Etwas Spezielles braucht ein spezielles Sortiment, und vorige Weihnachten ist meine Empfehlung „Das Haus meiner Väter“ ziemlich gut angekommen (womit ich mich für die vielen Danksagungen bedanke!). Und dieses Jahr wünschen Sie etwas Ähnliches, die Qualität betreffend, aber eben in Taschenbuch; und um das Risiko, dass die zu Beschenkenden das Buch bereits in gebundener Ausgabe besitzen, kleinzuhalten, wollen Sie „Geheimtipps“.
Bitte schön, hier sind sie: Moses Isegawa, „Abessinische Chronik“, die in Uganda angesiedelt ist und die Zeit Idi Amins behandelt: Familienchronik, Schelmenstück, Bürgerkriegs-Epos, Entwicklungsroman – dieses Buch wollen Sie und dazu einen Roman aus Südamerika – Rachel de Queiroz, „Maria Moura“, Bastei Lübbe!? Der Ruf des Verlages lässt Sie nur mit spitzen Fingern nach dem Buch greifen – und dann halten Sie beste Literatur aus Brasilien in der Hand. Die Autorin erzählt die Geschichte einer jungen Frau, die ihre Mutter rächt und ihre Ehre verteidigt, indem sie ihren Stiefvater ermordet, flieht und eine Räuberbande gründet. Es ist ein Roman vom kargen Leben im Sertão, und obwohl Maria Moura es zu Reichtum und Ansehen bringt, ist die Geschichte von Räuberinnenromantik weit entfernt.
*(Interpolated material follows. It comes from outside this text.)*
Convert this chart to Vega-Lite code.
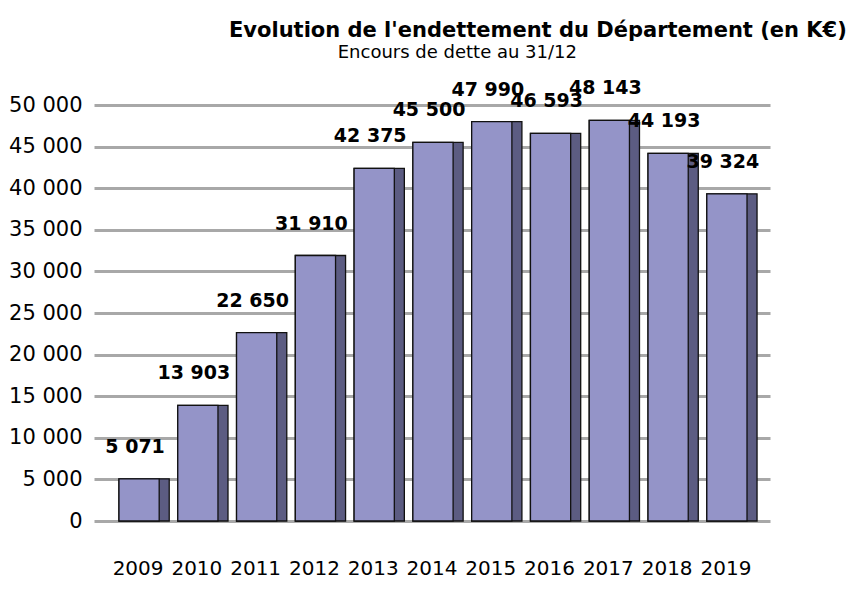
{
  "$schema": "https://vega.github.io/schema/vega-lite/v6.json",
  "width": 868,
  "height": 612,
  "autosize": {"type": "fit", "contains": "padding"},
  "padding": {"left": 8, "right": 98, "top": 27, "bottom": 34},
  "background": "white",
  "config": {
    "locale": {"number": {"decimal": ",", "thousands": " ", "grouping": [3], "currency": ["", " €"]}},
    "font": "DejaVu Sans",
    "view": {"stroke": null}
  },
  "title": {
    "text": "Evolution de l'endettement du Département (en K€)",
    "subtitle": "\u200b\u00a0\u00a0\u00a0\u00a0\u00a0\u00a0\u00a0\u00a0\u00a0\u00a0\u00a0\u00a0\u00a0\u00a0\u00a0\u00a0\u00a0\u00a0\u00a0Encours de dette au 31/12",
    "anchor": "start",
    "frame": "group",
    "dx": 135,
    "fontSize": 21,
    "fontWeight": "bold",
    "font": "DejaVu Sans",
    "color": "#000000",
    "subtitleFont": "DejaVu Sans",
    "subtitleFontSize": 18,
    "subtitleColor": "#000000",
    "subtitlePadding": 3,
    "offset": 17
  },
  "data": {
    "values": [
      {"year": "2009", "value": 5071},
      {"year": "2010", "value": 13903},
      {"year": "2011", "value": 22650},
      {"year": "2012", "value": 31910},
      {"year": "2013", "value": 42375},
      {"year": "2014", "value": 45500},
      {"year": "2015", "value": 47990},
      {"year": "2016", "value": 46593},
      {"year": "2017", "value": 48143},
      {"year": "2018", "value": 44193},
      {"year": "2019", "value": 39324}
    ]
  },
  "encoding": {
    "x": {
      "field": "year",
      "type": "ordinal",
      "scale": {"paddingInner": 0, "paddingOuter": 0.25},
      "axis": {
        "title": null,
        "labelAngle": 0,
        "labelFontSize": 20,
        "labelColor": "#000000",
        "labelPadding": 37,
        "domain": false,
        "ticks": false
      }
    },
    "y": {
      "field": "value",
      "type": "quantitative",
      "scale": {"domain": [0, 50000], "nice": false},
      "axis": {
        "title": null,
        "values": [0, 5000, 10000, 15000, 20000, 25000, 30000, 35000, 40000, 45000, 50000],
        "format": ",d",
        "labelFontSize": 21,
        "labelColor": "#000000",
        "labelPadding": 12,
        "domain": false,
        "ticks": false,
        "grid": true,
        "gridColor": "#a8a8a8",
        "gridWidth": 3
      }
    }
  },
  "layer": [
    {
      "mark": {"type": "bar", "width": {"band": 0.855}, "fill": "#5c5c82", "stroke": "#111111", "strokeWidth": 1.3, "xOffset": 6}
    },
    {
      "mark": {"type": "bar", "width": {"band": 0.684}, "fill": "#9494c8", "stroke": "#111111", "strokeWidth": 1.3, "xOffset": 1}
    },
    {
      "mark": {"type": "text", "baseline": "middle", "dy": -32, "dx": -3, "fontSize": 19, "fontWeight": "bold", "color": "#000000"},
      "encoding": {"text": {"field": "value", "type": "quantitative", "format": ",d"}}
    }
  ]
}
Von einem Roman aus Südafrika erwartet man von vornherein keine Romantik. Andrew Henry Martin Scholtz ist der erste Farbige, der einen Roman auf Afrikaans schrieb. „Vatmaar“ erzählt die Geschichte eines Dorfes, das nach den Burenkriegen von Farbigen und Weißen gegründet wurde, die versuchten, das Gleichheitsprinzip zu verwirklichen. Die Geschichte ist zum Lachen und zum Weinen, meisterlich erzählt und zutiefst menschlich, bei allen Unmenschlichkeiten, die Südafrika nicht nur Farbigen zu bieten hat(te).
Jetzt haben Sie erstklassige Lektüre um wenig Geld erstanden. Schauen Sie sich dafür noch beim Ess- und Trinkbaren aus fairem Handel um. Rum aus Kuba (öS 229,-/ Euro 16,64) oder die „Meeresfrüchte“ (feinste Schokolade-„Früchte“ um öS 69,-/Euro 5,01) – was für Geschenke für die eifrigen herumschwirrenden Weihnachtsengel! Und was für uns hinter dem Verkaufspult wie ein vorweihnachtliches Geschenk ist: Der Café Organico, Espresso, landete bei einem Espresso-Test des „Konsument“ auf Platz 2. (1kg, ganze Bohne, öS 155,-/Euro 11,26).

Sollten Sie jetzt überlegen, ob Sie nicht doch ein gebundenes Buch kaufen sollen, dann empfehle ich Ihnen Guillermo Arriaga, „Der süße Duft des Todes“. Ein Roman über das Leben in einem kleinen mexikanischen Dorf, in dem „eine Lüge die Wahrheit zerstört, sich dann selbst in die Wahrheit verwandelt und ihren Platz einnimmt“(G. A.). Wie das geschehen kann, wollte der Autor herausfinden und schrieb einen Krimi, der weit über das Metier hinausgeht – und den Sie vielleicht ganz einfach sich selbst schenken sollten.

Arriaga, Guillermo: Der süße Duft des Todesbr>Unionsverlag, Zürich 2001. 208 Seiten. öS 204,- /Euro 14,82

Queiroz, Rachel de: Maria Moura
Bastei Lübbe, Bergisch Gladbach 2001. 607 Seiten. öS 123,- /Euro 8,94

Isegawa, Moses: Abessinische Chronik
Goldmann, München 2001. 639 Seiten. öS 183,- /Euro 13,30

Scholtz, Andrew Henry Martin: Vatmaar
Luchterhand, München 2001. 415 Seiten. öS 150,- / Euro 10,77

Rudi Lindorfer ist Buchhändler von Südwind/Buchwelt in Wien.